TASK STATEMENT:
Copy out each line in the material below that has the word "this".

===== RECORDS SUPPLIED =====

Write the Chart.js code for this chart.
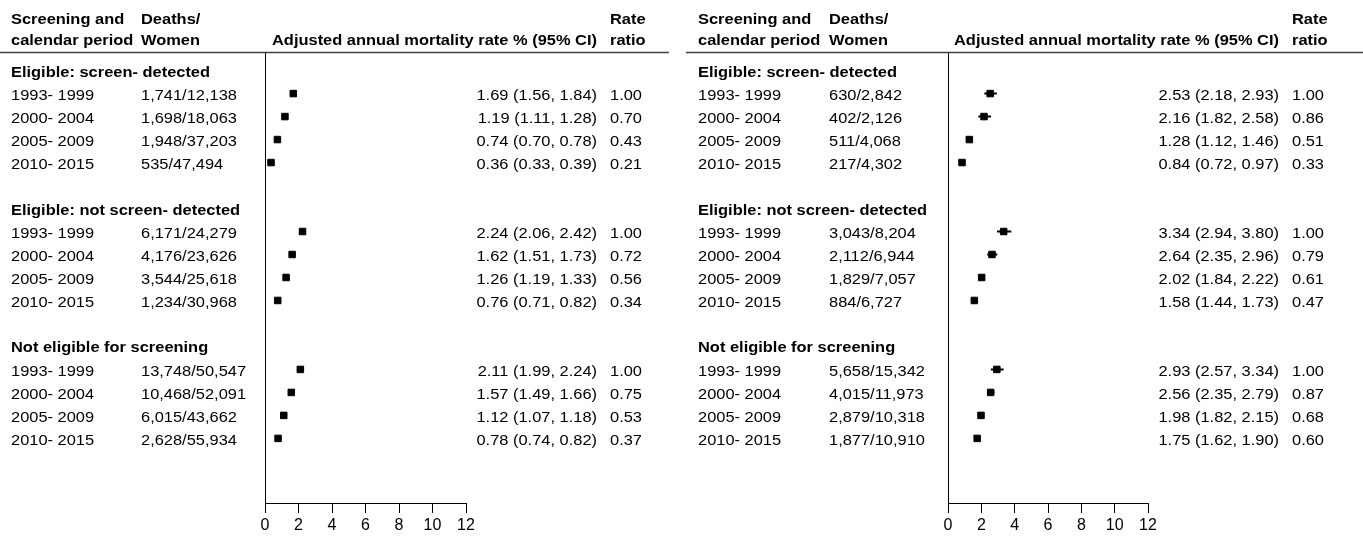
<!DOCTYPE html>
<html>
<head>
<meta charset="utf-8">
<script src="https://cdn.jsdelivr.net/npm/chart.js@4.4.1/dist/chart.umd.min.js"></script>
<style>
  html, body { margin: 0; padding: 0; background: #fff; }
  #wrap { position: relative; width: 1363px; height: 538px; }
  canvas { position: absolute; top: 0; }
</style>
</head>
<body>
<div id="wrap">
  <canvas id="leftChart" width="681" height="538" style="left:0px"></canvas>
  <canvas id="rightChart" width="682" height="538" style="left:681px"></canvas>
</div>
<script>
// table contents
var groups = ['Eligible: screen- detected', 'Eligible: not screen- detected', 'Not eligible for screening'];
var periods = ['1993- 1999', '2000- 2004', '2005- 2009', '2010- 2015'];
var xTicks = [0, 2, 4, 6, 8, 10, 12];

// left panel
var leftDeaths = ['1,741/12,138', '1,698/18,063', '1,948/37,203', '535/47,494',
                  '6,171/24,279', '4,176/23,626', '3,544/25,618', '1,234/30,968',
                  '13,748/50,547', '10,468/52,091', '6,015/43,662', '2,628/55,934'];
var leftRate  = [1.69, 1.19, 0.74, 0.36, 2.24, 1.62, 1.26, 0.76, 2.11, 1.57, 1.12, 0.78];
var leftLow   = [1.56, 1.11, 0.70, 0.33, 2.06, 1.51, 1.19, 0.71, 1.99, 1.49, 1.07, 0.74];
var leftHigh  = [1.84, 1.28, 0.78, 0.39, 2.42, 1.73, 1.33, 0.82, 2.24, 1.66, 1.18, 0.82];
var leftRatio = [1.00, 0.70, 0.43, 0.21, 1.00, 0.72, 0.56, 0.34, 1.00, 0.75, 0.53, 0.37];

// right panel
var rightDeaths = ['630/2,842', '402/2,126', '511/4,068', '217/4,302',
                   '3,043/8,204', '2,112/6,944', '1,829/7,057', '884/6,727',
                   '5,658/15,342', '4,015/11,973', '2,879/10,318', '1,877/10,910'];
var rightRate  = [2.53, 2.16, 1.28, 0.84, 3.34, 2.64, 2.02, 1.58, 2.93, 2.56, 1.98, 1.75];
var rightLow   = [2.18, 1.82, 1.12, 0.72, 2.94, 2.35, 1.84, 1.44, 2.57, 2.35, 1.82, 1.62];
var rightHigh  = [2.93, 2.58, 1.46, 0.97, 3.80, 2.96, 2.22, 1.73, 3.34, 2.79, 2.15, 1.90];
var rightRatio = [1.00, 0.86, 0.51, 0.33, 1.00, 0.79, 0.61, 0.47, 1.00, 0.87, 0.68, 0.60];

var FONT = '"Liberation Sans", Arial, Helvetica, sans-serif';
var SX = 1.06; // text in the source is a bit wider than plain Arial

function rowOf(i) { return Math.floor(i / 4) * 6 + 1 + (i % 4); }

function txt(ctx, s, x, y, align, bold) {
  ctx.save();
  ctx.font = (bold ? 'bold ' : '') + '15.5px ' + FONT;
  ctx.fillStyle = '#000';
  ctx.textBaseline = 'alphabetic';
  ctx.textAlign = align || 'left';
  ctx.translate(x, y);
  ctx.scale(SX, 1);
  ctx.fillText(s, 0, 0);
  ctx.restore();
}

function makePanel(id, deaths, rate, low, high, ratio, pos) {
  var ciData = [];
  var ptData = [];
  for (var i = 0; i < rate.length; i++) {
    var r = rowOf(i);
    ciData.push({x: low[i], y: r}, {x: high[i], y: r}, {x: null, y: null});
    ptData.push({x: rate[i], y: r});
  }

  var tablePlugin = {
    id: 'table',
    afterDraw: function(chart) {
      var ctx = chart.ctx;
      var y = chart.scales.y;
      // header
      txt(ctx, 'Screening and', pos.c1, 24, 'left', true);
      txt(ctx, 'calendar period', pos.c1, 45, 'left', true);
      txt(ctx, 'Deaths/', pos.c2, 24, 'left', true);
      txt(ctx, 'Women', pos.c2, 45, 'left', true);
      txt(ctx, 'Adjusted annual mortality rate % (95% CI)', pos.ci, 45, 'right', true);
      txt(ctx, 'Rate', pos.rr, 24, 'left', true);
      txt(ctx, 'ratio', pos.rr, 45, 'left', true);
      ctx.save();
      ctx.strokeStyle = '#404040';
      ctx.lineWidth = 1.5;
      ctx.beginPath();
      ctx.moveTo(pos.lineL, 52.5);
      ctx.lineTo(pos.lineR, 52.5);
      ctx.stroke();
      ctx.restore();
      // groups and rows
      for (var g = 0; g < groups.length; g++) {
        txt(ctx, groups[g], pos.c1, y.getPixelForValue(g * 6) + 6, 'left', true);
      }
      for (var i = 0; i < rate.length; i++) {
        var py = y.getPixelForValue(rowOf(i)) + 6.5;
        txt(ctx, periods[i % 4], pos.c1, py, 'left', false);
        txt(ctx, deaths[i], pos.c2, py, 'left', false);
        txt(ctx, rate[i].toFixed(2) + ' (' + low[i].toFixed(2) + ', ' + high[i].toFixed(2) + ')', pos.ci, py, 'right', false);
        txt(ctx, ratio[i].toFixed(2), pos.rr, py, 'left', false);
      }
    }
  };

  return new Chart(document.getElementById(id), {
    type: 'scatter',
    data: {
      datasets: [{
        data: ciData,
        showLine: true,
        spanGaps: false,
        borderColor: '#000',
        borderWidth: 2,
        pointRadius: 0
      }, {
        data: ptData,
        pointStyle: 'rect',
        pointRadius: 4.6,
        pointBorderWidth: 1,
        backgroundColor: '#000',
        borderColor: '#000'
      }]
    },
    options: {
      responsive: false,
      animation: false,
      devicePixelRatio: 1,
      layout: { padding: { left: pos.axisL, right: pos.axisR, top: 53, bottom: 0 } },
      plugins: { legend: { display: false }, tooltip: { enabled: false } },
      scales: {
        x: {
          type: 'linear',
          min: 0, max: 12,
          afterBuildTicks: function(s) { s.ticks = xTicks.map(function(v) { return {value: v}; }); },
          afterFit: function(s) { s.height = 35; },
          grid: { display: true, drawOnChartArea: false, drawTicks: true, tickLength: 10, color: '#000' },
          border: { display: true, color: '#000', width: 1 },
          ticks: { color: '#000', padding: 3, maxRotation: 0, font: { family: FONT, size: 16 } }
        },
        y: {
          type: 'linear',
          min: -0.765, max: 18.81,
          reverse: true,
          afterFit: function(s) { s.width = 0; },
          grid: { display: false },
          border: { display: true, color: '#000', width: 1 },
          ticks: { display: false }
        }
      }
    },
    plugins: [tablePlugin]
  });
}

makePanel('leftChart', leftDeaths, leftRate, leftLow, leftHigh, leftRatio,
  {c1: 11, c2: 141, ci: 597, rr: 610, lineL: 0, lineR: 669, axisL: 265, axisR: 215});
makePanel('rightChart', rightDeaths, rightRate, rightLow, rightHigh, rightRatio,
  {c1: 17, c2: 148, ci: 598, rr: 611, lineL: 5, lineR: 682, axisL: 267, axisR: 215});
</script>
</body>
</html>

=====
===== RECORDS SUPPLIED =====

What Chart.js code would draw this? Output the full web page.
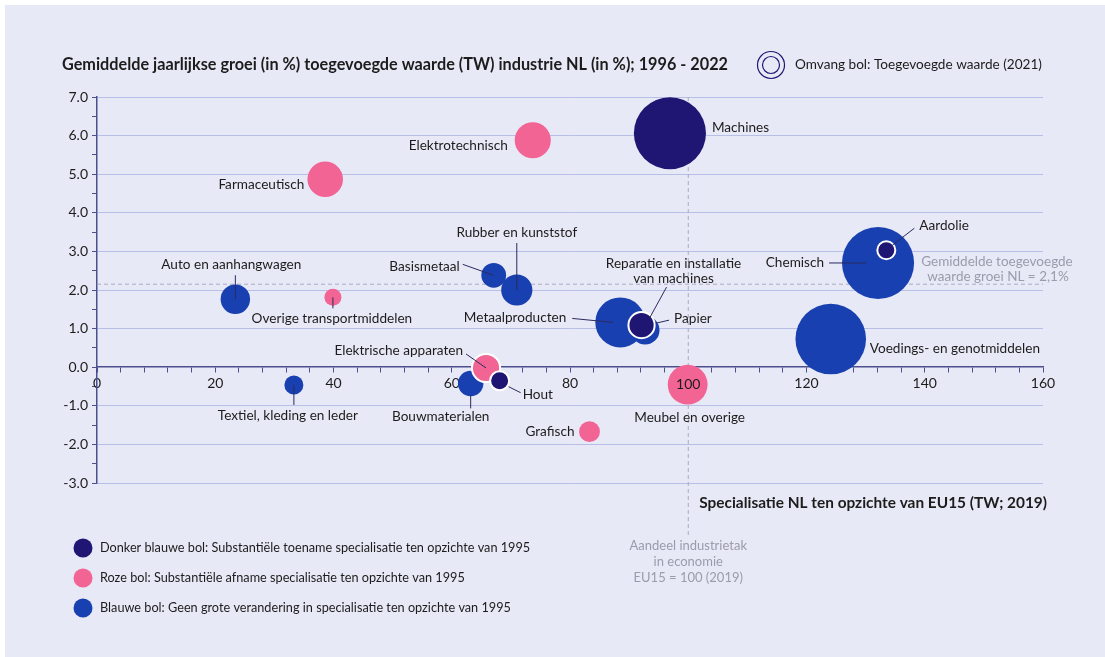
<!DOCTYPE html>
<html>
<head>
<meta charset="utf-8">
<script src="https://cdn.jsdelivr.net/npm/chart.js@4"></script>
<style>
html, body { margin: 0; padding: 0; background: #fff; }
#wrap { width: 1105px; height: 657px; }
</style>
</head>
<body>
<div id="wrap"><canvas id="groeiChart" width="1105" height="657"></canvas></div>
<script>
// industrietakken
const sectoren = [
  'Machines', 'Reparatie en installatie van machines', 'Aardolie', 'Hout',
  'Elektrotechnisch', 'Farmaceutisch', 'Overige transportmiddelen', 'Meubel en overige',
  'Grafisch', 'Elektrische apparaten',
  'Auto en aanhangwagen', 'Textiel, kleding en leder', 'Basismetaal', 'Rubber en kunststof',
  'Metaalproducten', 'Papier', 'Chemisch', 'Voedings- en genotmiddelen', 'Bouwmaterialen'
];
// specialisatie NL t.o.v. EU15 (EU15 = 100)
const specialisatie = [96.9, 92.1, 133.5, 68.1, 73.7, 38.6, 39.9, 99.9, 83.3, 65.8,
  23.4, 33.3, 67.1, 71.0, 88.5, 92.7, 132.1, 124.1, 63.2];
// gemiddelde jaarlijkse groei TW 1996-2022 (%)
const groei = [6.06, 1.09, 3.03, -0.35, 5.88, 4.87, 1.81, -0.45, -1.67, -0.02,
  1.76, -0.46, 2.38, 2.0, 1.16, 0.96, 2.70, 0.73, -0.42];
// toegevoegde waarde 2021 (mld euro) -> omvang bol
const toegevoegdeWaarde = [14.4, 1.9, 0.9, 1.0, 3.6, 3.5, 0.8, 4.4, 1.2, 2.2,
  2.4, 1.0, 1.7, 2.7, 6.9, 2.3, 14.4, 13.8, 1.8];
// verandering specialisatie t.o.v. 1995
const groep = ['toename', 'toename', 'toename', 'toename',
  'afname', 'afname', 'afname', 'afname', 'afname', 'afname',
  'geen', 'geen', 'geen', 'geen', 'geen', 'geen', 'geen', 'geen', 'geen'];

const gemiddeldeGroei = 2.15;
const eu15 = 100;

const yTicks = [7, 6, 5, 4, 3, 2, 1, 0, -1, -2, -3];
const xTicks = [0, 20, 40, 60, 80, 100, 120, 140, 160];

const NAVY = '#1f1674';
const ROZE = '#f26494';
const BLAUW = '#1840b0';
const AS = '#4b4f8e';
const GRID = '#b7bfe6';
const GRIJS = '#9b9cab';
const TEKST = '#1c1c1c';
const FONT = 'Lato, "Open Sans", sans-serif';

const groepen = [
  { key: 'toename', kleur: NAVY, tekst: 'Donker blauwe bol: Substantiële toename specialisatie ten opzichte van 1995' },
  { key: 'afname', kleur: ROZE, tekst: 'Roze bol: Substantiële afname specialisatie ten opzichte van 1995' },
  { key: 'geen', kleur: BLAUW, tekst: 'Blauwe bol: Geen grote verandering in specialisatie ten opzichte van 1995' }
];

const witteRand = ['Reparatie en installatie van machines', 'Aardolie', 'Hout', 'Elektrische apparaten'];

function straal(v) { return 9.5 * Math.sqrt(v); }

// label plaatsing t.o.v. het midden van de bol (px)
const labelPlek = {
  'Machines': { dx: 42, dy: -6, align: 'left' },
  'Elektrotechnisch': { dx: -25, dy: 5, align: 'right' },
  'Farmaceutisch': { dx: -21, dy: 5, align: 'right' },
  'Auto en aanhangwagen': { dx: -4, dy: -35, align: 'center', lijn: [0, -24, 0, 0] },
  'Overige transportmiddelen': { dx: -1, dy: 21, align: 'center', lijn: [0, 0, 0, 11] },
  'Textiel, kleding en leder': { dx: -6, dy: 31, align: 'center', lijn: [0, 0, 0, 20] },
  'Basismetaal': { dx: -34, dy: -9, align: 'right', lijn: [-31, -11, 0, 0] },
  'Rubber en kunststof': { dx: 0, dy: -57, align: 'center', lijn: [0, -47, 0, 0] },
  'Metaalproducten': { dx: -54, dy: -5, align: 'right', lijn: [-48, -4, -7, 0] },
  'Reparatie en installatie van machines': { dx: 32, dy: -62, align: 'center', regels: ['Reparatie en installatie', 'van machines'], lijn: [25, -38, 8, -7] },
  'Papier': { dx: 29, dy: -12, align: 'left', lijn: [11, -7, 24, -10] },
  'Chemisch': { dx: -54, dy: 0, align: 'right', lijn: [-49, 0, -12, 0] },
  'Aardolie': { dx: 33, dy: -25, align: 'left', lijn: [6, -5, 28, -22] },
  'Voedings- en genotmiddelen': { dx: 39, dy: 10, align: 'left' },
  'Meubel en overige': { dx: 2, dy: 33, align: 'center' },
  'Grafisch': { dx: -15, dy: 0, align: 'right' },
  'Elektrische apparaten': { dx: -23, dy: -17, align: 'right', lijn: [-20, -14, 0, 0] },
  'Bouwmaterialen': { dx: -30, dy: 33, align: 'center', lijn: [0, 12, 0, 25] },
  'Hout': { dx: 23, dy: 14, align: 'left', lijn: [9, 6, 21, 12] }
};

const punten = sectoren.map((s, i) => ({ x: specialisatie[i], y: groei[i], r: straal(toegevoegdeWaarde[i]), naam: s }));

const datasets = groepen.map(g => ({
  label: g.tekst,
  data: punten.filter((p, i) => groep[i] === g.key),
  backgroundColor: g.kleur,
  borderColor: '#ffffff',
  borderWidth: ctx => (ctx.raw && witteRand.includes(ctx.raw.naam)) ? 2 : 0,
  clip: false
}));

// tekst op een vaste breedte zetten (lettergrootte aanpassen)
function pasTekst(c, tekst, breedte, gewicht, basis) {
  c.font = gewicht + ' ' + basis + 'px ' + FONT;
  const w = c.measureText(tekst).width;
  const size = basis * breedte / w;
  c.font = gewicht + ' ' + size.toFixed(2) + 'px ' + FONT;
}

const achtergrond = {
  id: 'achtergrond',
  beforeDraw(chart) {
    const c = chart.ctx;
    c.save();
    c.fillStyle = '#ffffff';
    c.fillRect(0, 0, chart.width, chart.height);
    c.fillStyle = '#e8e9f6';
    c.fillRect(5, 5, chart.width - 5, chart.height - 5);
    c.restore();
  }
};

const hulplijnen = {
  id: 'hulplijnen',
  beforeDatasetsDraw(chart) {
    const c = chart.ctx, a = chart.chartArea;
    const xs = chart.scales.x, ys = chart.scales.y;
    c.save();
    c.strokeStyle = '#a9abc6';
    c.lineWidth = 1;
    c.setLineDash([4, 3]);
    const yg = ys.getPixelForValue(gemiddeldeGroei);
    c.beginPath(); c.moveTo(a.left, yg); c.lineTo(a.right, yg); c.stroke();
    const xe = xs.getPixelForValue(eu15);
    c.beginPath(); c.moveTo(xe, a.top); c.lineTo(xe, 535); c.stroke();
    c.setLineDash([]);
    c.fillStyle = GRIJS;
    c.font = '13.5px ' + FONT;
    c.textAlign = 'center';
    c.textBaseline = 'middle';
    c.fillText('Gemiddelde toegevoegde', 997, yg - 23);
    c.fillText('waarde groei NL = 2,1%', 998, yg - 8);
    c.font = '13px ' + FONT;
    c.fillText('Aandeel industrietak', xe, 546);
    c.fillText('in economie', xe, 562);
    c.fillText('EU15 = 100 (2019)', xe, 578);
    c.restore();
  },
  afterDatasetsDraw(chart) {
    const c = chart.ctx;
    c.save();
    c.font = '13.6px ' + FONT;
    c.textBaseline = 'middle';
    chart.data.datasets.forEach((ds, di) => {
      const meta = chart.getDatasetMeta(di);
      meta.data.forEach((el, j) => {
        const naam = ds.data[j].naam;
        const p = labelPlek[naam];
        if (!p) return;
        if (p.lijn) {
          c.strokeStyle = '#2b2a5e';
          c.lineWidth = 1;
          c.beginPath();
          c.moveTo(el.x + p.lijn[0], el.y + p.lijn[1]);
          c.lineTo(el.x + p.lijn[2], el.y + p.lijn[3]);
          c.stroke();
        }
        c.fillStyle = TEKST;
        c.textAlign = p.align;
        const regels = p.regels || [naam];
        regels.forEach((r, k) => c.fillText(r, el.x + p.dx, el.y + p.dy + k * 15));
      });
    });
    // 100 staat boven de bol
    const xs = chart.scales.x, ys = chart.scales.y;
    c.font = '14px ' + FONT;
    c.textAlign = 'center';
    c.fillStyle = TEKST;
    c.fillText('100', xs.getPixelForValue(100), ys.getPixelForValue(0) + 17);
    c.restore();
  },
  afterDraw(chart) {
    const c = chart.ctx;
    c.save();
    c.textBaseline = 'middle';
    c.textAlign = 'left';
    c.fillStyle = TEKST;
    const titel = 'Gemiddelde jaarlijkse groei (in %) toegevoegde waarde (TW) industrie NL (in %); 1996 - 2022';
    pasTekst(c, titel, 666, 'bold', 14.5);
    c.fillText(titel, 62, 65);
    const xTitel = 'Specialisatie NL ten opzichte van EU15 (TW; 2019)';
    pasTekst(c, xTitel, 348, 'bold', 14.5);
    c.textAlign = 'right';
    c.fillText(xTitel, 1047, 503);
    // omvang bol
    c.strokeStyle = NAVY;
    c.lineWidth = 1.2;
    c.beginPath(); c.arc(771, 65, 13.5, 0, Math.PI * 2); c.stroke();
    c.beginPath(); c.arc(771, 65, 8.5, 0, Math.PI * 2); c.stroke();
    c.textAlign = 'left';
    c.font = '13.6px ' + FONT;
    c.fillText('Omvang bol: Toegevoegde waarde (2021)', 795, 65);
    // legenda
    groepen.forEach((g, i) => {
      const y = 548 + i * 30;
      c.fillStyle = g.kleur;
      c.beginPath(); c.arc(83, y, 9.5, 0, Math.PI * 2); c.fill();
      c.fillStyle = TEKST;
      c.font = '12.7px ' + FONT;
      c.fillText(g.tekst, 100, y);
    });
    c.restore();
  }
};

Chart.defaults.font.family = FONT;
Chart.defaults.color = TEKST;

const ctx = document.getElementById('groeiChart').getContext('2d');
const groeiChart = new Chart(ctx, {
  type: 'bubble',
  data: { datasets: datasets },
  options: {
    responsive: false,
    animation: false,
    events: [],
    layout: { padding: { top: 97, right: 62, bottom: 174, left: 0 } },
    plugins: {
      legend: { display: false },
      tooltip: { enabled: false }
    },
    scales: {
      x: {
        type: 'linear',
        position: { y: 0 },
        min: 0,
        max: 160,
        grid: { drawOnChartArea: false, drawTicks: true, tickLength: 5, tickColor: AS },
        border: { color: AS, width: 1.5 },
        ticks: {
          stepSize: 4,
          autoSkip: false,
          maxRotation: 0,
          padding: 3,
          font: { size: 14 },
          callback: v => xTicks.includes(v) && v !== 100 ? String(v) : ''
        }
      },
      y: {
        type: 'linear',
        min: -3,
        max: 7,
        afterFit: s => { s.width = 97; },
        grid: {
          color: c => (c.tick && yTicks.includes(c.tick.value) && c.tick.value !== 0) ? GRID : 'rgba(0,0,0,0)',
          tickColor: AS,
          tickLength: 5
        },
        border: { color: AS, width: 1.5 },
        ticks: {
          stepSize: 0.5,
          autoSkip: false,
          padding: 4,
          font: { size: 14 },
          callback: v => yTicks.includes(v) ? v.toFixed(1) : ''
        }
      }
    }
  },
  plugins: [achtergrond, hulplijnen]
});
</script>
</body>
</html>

=====

COMPLETED TASK:
Write the Chart.js code for this chart.
What Chart.js code would draw this? Output the full web page.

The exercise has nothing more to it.